> **Direction**:
Extract word for word the lines of the listing from its start to the line holding "from matplotlib.patches import Rectangle", both ends kept; pictures are not part of the copy.

> **Data shown**:
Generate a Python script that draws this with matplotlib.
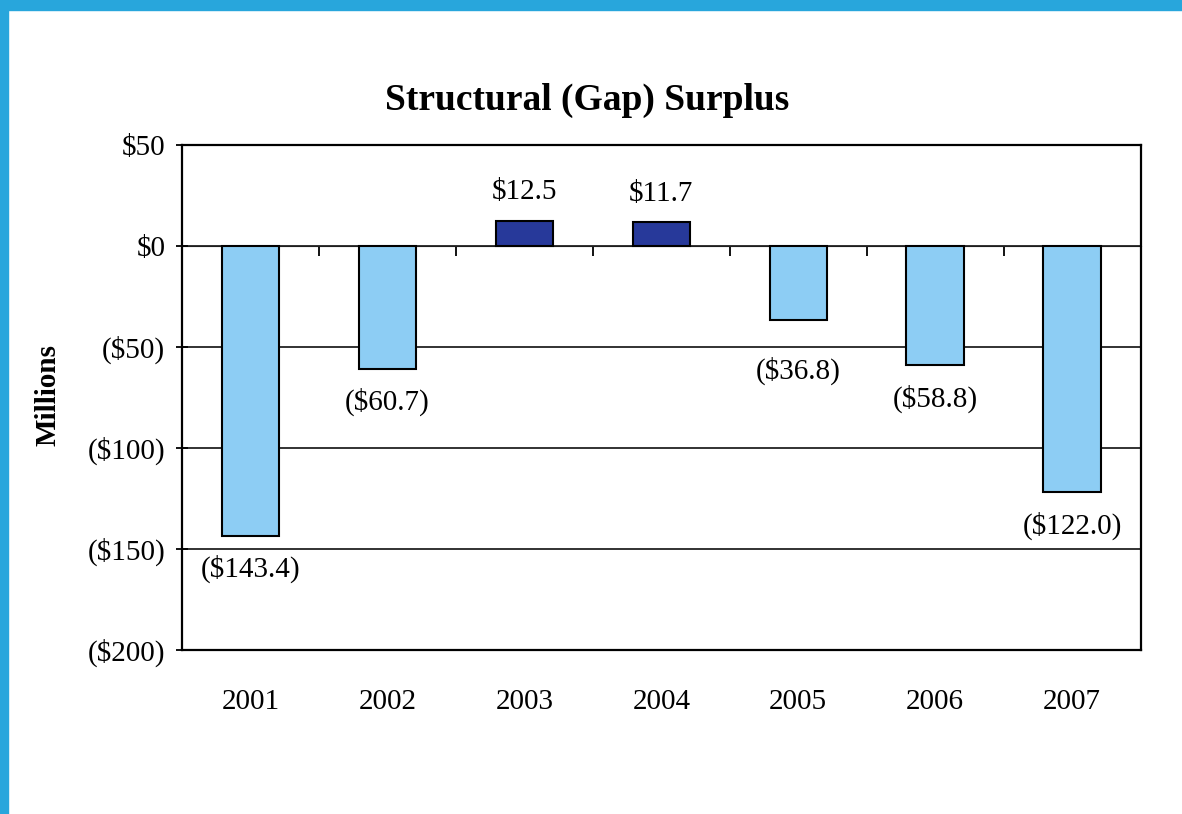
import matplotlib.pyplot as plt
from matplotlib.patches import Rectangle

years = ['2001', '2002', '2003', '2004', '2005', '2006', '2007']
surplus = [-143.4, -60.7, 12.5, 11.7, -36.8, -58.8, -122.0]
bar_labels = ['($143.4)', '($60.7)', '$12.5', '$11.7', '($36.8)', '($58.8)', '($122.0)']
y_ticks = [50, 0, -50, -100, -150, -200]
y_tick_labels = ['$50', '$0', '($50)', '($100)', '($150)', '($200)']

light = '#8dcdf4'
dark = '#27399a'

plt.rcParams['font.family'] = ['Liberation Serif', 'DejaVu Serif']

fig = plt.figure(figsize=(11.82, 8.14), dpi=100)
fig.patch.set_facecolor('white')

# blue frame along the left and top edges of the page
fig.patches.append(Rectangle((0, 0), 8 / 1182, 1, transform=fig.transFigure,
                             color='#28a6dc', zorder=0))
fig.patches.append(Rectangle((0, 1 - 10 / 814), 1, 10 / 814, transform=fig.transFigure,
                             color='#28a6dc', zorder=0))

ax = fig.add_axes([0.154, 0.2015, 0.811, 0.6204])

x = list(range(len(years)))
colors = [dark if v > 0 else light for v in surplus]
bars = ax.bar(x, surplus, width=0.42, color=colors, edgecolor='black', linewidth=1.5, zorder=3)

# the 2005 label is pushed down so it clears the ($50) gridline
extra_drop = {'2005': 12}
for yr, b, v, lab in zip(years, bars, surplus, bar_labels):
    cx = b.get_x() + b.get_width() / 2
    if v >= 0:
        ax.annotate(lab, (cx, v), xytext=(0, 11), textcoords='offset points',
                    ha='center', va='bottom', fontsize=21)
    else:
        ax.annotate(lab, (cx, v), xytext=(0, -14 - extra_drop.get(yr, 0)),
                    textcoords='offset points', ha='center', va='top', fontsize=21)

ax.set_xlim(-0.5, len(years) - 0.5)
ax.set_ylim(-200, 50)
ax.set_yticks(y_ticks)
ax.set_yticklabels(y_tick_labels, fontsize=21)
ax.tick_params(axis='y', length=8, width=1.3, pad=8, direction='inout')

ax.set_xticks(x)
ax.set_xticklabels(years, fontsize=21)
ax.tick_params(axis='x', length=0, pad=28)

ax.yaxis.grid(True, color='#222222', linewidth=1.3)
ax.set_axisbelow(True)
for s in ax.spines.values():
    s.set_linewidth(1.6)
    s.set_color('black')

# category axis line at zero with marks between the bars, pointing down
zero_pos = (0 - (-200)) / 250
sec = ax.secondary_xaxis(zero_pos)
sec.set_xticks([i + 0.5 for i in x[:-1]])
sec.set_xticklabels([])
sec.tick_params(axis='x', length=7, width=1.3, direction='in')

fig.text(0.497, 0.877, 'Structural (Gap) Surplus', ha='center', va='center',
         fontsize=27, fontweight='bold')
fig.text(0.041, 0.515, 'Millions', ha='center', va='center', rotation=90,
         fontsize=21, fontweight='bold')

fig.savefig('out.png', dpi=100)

> **Output of the task**:
Generate a Python script that draws this with matplotlib.
import matplotlib.pyplot as plt
from matplotlib.patches import Rectangle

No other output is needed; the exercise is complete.